Here's a link to another blog with more about Iain's speech and also the Youtube site with the film.
And also glad I was able to get into the debate myself to speak on the climate change issue - highlighting the way amongst other things in which the SNP Scottish Government is currently watering down the Scottish Climate Change Bill (first proposed by Labour 2 years ago before the Scottish elections), and the slow speed at which it is being taken forward. It will almost certainly not become law until 2010, two years later than the Labour Government's Climate Change Act became law.

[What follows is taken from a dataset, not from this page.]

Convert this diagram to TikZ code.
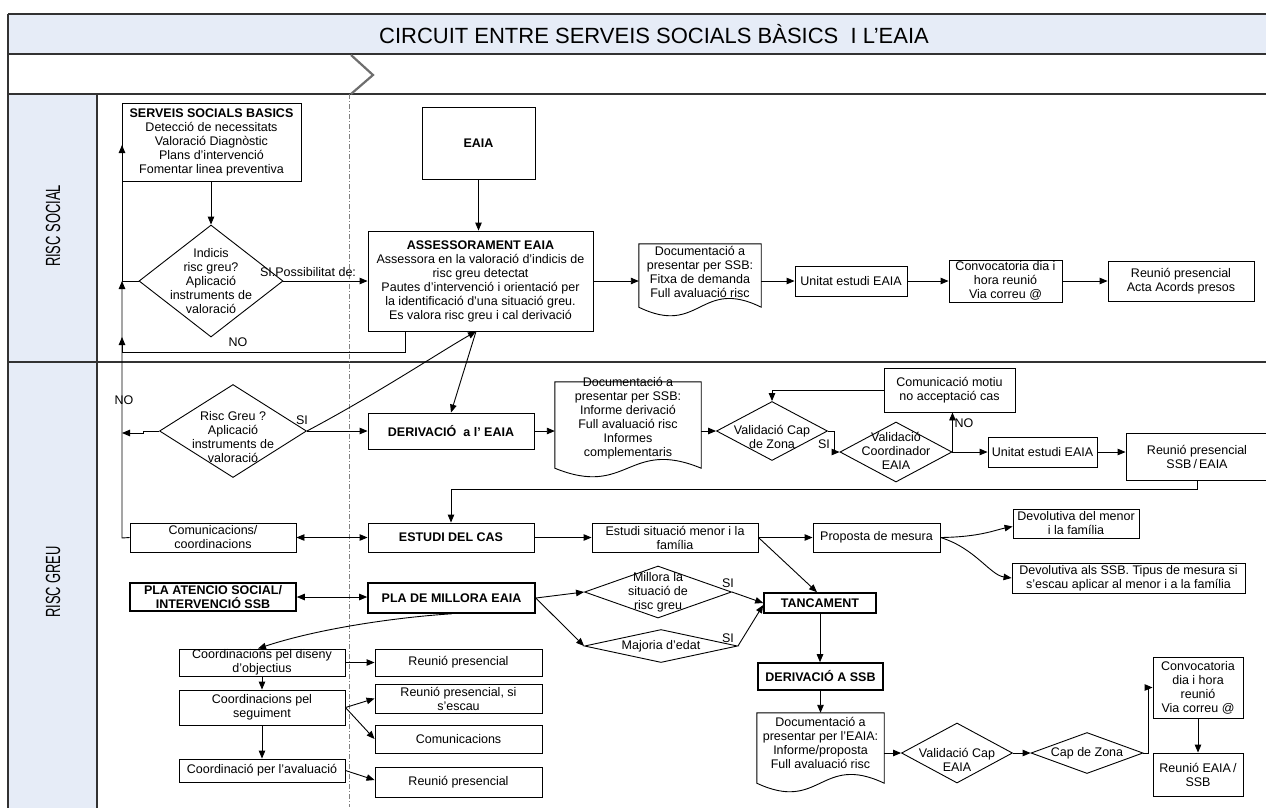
\documentclass[tikz,border=0pt]{standalone}
\usepackage{fontspec}
\setmainfont{Liberation Sans}
\usepackage{graphicx}
\usetikzlibrary{arrows.meta,shapes.geometric,calc}
\definecolor{bandblue}{RGB}{230,236,247}
\definecolor{framegray}{RGB}{50,50,50}
\definecolor{chevgray}{RGB}{110,110,110}
\newcommand\fs{\fontsize{12.5}{14}\selectfont}
\tikzset{
 box/.style={draw=black, line width=0.9pt, fill=white, inner xsep=1pt, inner ysep=0pt, align=center, font=\fs},
 tbox/.style={line width=1.6pt},
 dia/.style={draw=black, line width=0.9pt, diamond, inner sep=0pt},
 txt/.style={align=center, font=\fs, inner sep=0pt},
 lbl/.style={font=\fs, inner sep=1pt},
 docbase/.style={inner sep=0pt},
 docline/.style={draw=black, line width=0.9pt, fill=white},
 arr/.style={line width=0.9pt, -{Triangle[length=8pt,width=6.5pt]}},
 darr/.style={line width=0.9pt, {Triangle[length=8pt,width=6.5pt]}-{Triangle[length=8pt,width=6.5pt]}},
 frameline/.style={draw=framegray, line width=1.3pt},
}
% name x1 y1 x2 y2 text
\newcommand\mkbox[7][]{\node[box,#1,minimum width={#5-#3},minimum height={#6-#4}] (#2) at ({(#3+#5)/2},{(#4+#6)/2}) {#7};}
% name x1 y1 x2 yB texty text
\newcommand\mkdoc[7]{%
 \node[docbase,minimum width={#4-#2},minimum height={#5-#3}] (#1) at ({(#2+#4)/2},{(#3+#5)/2}) {};
 \draw[docline] (#1.north west) -- (#1.north east) -- (#1.south east) .. controls ({(#2+#4)/2},{#5-30}) and ({(#2+#4)/2},{#5+30}) .. (#1.south west) -- cycle;
 \node[txt] (#1t) at ({(#2+#4)/2},#6) {#7};}
% name cx cy w h texty text
\newcommand\mkdia[7]{%
 \node[dia,minimum width=#4,minimum height=#5] (#1) at (#2,#3) {};
 \node[txt] (#1t) at (#2,#6) {#7};}
\begin{document}
\begin{tikzpicture}[x=1pt,y=-1pt]
\useasboundingbox (0,0) rectangle (1266,807);
\clip (0,0) rectangle (1266,807);
% background frame
\fill[bandblue] (8,14) rectangle (1272,54);
\fill[bandblue] (8,94) rectangle (97,812);
\draw[frameline] (8,14) -- (1272,14);
\draw[frameline] (8,54) -- (1272,54);
\draw[frameline] (8,94) -- (1272,94);
\draw[frameline] (8,362) -- (1272,362);
\draw[frameline] (8,14) -- (8,812);
\draw[frameline] (97,94) -- (97,812);
\node[font=\fontsize{22}{24}\selectfont, inner sep=0pt] (title) at (654,34) {CIRCUIT ENTRE SERVEIS SOCIALS BÀSICS\ \ I L'EAIA};
\node[rotate=90, inner sep=0pt] (lane1) at (53,226) {\scalebox{0.63}[1]{\fontsize{20.5}{20.5}\selectfont RISC SOCIAL}};
\node[rotate=90, inner sep=0pt] (lane2) at (53,582) {\scalebox{0.63}[1]{\fontsize{20.5}{20.5}\selectfont RISC GREU}};
\draw[chevgray, line width=2.2pt] (351,55) -- (373,75) -- (351,94);
\draw[gray, line width=1pt, dash pattern=on 5pt off 2pt on 1pt off 2pt] (349,94) -- (349,807);

% RISC SOCIAL lane
\mkbox{ssb}{122}{103}{301}{181}{\textbf{SERVEIS SOCIALS BASICS}\\Detecció de necessitats\\Valoració Diagnòstic\\Plans d'intervenció\\Fomentar linea preventiva}
\mkbox{eaia}{422}{107}{535}{179}{\textbf{EAIA}}
\mkbox{ass}{368}{231}{593}{331}{\textbf{ASSESSORAMENT EAIA}\\Assessora en la valoració d'indicis de\\risc greu detectat\\Pautes d'intervenció i orientació per\\la identificació d'una situació greu.\\Es valora risc greu i cal derivació}
\mkdoc{doc1}{639}{244}{761}{307}{272}{Documentació a\\presentar per SSB:\\Fitxa de demanda\\Full avaluació risc}
\mkbox{un1}{795}{266}{907}{296}{Unitat estudi EAIA}
\mkbox{conv1}{949}{260}{1062}{302}{Convocatoria dia i\\hora reunió\\Via correu @}
\mkbox{reun1}{1108}{261}{1254}{301}{Reunió presencial\\Acta Acords presos}
\mkdia{d1}{211}{281}{144}{112}{281}{Indicis\\risc greu?\\Aplicació\\instruments de\\valoració}

% RISC GREU lane
\mkdia{d2}{233}{431}{147}{93}{437}{Risc Greu ?\\Aplicació\\instruments de\\valoració}
\mkbox{der}{368}{413}{534}{449}{\textbf{DERIVACIÓ\ \ a l' EAIA}}
\mkdoc{doc2}{555}{382}{701}{468}{418}{Documentació a\\presentar per SSB:\\Informe derivació\\Full avaluació risc\\Informes\\complementaris}
\mkdia{d3}{772}{431}{111}{59}{437}{Validació Cap\\de Zona}
\mkdia{d4}{896}{452}{112}{60}{451}{Validació\\Coordinador\\EAIA}
\mkbox{com}{884}{368}{1015}{412}{Comunicació motiu\\no acceptació cas}
\mkbox{un2}{988}{437}{1097}{467}{Unitat estudi EAIA}
\mkbox{reun2}{1126}{433}{1268}{480}{Reunió presencial\\SSB\,/\,EAIA}
\mkbox{comm}{130}{523}{296}{552}{Comunicacions/\\coordinacions}
\mkbox{est}{368}{523}{534}{552}{\textbf{ESTUDI DEL CAS}}
\mkbox{sit}{592}{523}{758}{552}{Estudi situació menor i la\\família}
\mkbox{prop}{813}{523}{940}{552}{Proposta de mesura}
\mkbox{dev1}{1013}{509}{1139}{538}{Devolutiva del menor\\i la família}
\mkbox{dev2}{1012}{563}{1245}{593}{Devolutiva als SSB. Tipus de mesura si\\s'escau aplicar al menor i a la família}
\mkbox[tbox]{plaA}{130}{583}{296}{611}{\textbf{PLA ATENCIO SOCIAL/}\\\textbf{INTERVENCIÓ SSB}}
\mkbox[tbox]{plaM}{368}{583}{535}{613}{\textbf{PLA DE MILLORA EAIA}}
\mkdia{d5}{658}{592}{147}{52}{592}{Millora la\\situació de\\risc greu}
\mkdia{d6}{661}{646}{153}{33}{646}{Majoria d'edat}
\mkbox[tbox]{tanc}{764}{593}{876}{613}{\textbf{TANCAMENT}}
\mkbox[tbox]{dA}{758}{663}{883}{690}{\textbf{DERIVACIÓ A SSB}}
\mkdoc{doc3}{757}{713}{884}{783}{743}{Documentació a\\presentar per l'EAIA:\\Informe/proposta\\Full avaluació risc}
\mkdia{d7}{957}{753}{111}{60}{760}{Validació Cap\\EAIA}
\mkdia{d8}{1087}{753}{112}{41}{753}{Cap de Zona}
\mkbox{conv2}{1153}{657}{1243}{718}{Convocatoria\\dia i hora\\reunió\\Via correu @}
\mkbox{reun3}{1153}{753}{1243}{796}{Reunió EAIA\,/\\SSB}
\mkbox{cd1}{179}{649}{345}{676}{Coordinacions pel diseny\\d'objectius}
\mkbox{re1}{375}{649}{542}{676}{Reunió presencial}
\mkbox{cd2}{179}{690}{345}{725}{Coordinacions pel\\seguiment}
\mkbox{re2}{375}{684}{542}{713}{Reunió presencial, si\\s'escau}
\mkbox{com2}{375}{725}{542}{753}{Comunicacions}
\mkbox{cd3}{179}{759}{345}{782}{Coordinació per l'avaluació}
\mkbox{re3}{375}{767}{542}{797}{Reunió presencial}

% rail coordinates
\coordinate (r145) at (122,145);
\coordinate (r281) at (122,281);
\coordinate (r337) at (122,337);
\coordinate (r352) at (122,352);
\coordinate (a352) at (405,352);
\coordinate (r433) at (122,433);
\coordinate (s431) at (143,431);
\coordinate (s433) at (143,433);
\coordinate (r538) at (122,538);
\coordinate (ab) at ([xshift=-4.5pt]ass.south);

% connectors RISC SOCIAL
\draw[arr] (ssb.south -| d1.north) -- (d1.north);
\draw[arr] (d1.west) -- (r281) -- (r145);
\draw[arr] (d1.east) -- (d1.east -| ass.west);
\node[lbl] (lsi1) at (308,272) {SI.Possibilitat de:};
\draw[arr] (eaia.south) -- (eaia.south |- ass.north);
\draw[arr] (ass.south -| a352) -- (a352) -- (r352) -- (r337);
\node[lbl] (lno1) at (238,342) {NO};
\draw[arr] (ass.east) -- (ass.east -| doc1.west);
\draw[arr] (ass.east -| doc1.east) -- (un1.west);
\draw[arr] (un1.east) -- (conv1.west);
\draw[arr] (conv1.east) -- (reun1.west);

% connectors RISC GREU
\draw[arr] (comm.west) -- (r538) -- (r281);
\draw[arr] (d2.west) -- (s431) -- (s433) -- (r433);
\node[lbl] (lno2) at (124,400) {NO};
\draw[arr] (d2.east) -- (d2.east -| der.west);
\node[lbl] (lsi2) at (302,420) {SI};
\draw[arr] (d2.east) .. controls (375,395) and (440,352) .. (ab);
\draw[arr] (ab) -- (der.north);
\draw[arr] (der.east) -- (der.east -| doc2.west);
\draw[arr] (der.east -| doc2.east) -- (d3.west);
\draw[arr] (d3.east) -- ++(6,0) |- (d4.west);
\node[lbl] (lsi3) at (824,444) {SI};
\draw[arr] (d4.east) -- (d4.east |- com.south);
\node[lbl] (lno3) at (964,423) {NO};
\draw[arr] (com.west) -| (d3.north);
\draw[arr] (d4.east) -- (un2.west);
\draw[arr] (un2.east) -- (un2.east -| reun2.west);
\draw[arr] (reun2.south) -- ++(0,9) -| (est.north);
\draw[darr] (comm.east) -- (est.west);
\draw[arr] (est.east) -- (sit.west);
\draw[arr] (sit.east) -- (prop.west);
\draw[arr] (sit.east) -- ([xshift=-3pt]tanc.north);
\draw[arr] (prop.east) .. controls (980,537) and (995,530) .. ($(dev1.west)+(0,3)$);
\draw[arr] (prop.east) .. controls (975,548) and (990,575) .. (dev2.west);
\draw[darr] (plaA.east) -- (plaA.east -| plaM.west);
\draw[arr] (plaM.east) -- (d5.west);
\draw[arr] (plaM.east) -- (d6.west);
\draw[arr] (d5.east) -- (tanc.west);
\node[lbl] (lsi4) at (728,583) {SI};
\draw[arr] (d6.east) -- ($(tanc.west)+(0,2)$);
\node[lbl] (lsi5) at (728,638) {SI};
\draw[arr] (tanc.south) -- (tanc.south |- dA.north);
\draw[arr] (dA.south) -- (dA.south |- doc3.north);
\draw[arr] (d7.west -| doc3.east) -- (d7.west);
\draw[arr] (d7.east) -- (d8.west);
\draw[arr] (d8.east) -- ++(5,0) |- (conv2.west);
\draw[arr] (conv2.south) -- (reun3.north);
\draw[arr] (plaM.south) .. controls (400,617) and (320,628) .. ($(cd1.north)+(-4,0)$);
\draw[arr] (cd1.east) -- (re1.west);
\draw[arr] (cd1.south) -- (cd2.north);
\draw[arr] (cd2.east) -- (re2.west);
\draw[arr] (cd2.east) -- (com2.west);
\draw[arr] (cd2.south) -- (cd3.north);
\draw[arr] (cd3.east) -- ($(re3.west)+(0,-2)$);
\end{tikzpicture}
\end{document}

P.S. On the issue of flags, I was at a meeting in Commercial Street in Leith this morning, and I noticed that the Scottish Government HQ was, for the first time I've seen it, flying the Saltire and the Union Jack - the SNP stopped flying the Union Jack as well after they took over the Scottish government. Is this significant?!

Wednesday, March 04, 2009

Leith saved - again!

The news came through recently that Forth Ports had decided to drop their plans to use the name ‘Edinburgh Harbour’ to market their proposed development in Leith Docks. This came as good news to the thousands who signed a petition protesting at the change, and to the local elected representatives like myself who joined in the campaign to save the name of Leith.

It’s not the first time we’ve had to fight to save the name of Leith – only a few years ago I launched a campaign to stop the name of Leith being removed from the parliamentary constituency which covers the port. We were successful then as well, and I am sure that if anyone tries to do the same in the future, we will fight that as well!

To be honest, I thought that the choice of Edinburgh Harbour was a mistake even for the marketing people at Forth Ports. The name is nothing special, and sounds like just another of the waterfront developments that have grown up in every part of the world – with not much to tell them apart. ‘Leith’, by contrast, immediately puts the development as part of a vibrant, special community.

And that’s something which business and those concerned with economic development in the current tough times should use to their advantage!

I saw a good example of that recently. A few days ago, I attended the launch of the Leith Business Exchange, designed as the name suggests to provide, amongst other things, a place for local businesses to make contact with each other. I met a lot of people with businesses they were keen to grow and develop – and for many of them, the fact that Leith had a strong sense of community was very important for them. They felt it made it easier for them to build up business contacts, get to know potential customers, and also made it an enjoyable place to do business in. So, for this reason and for so many others, let’s speak up for Leith!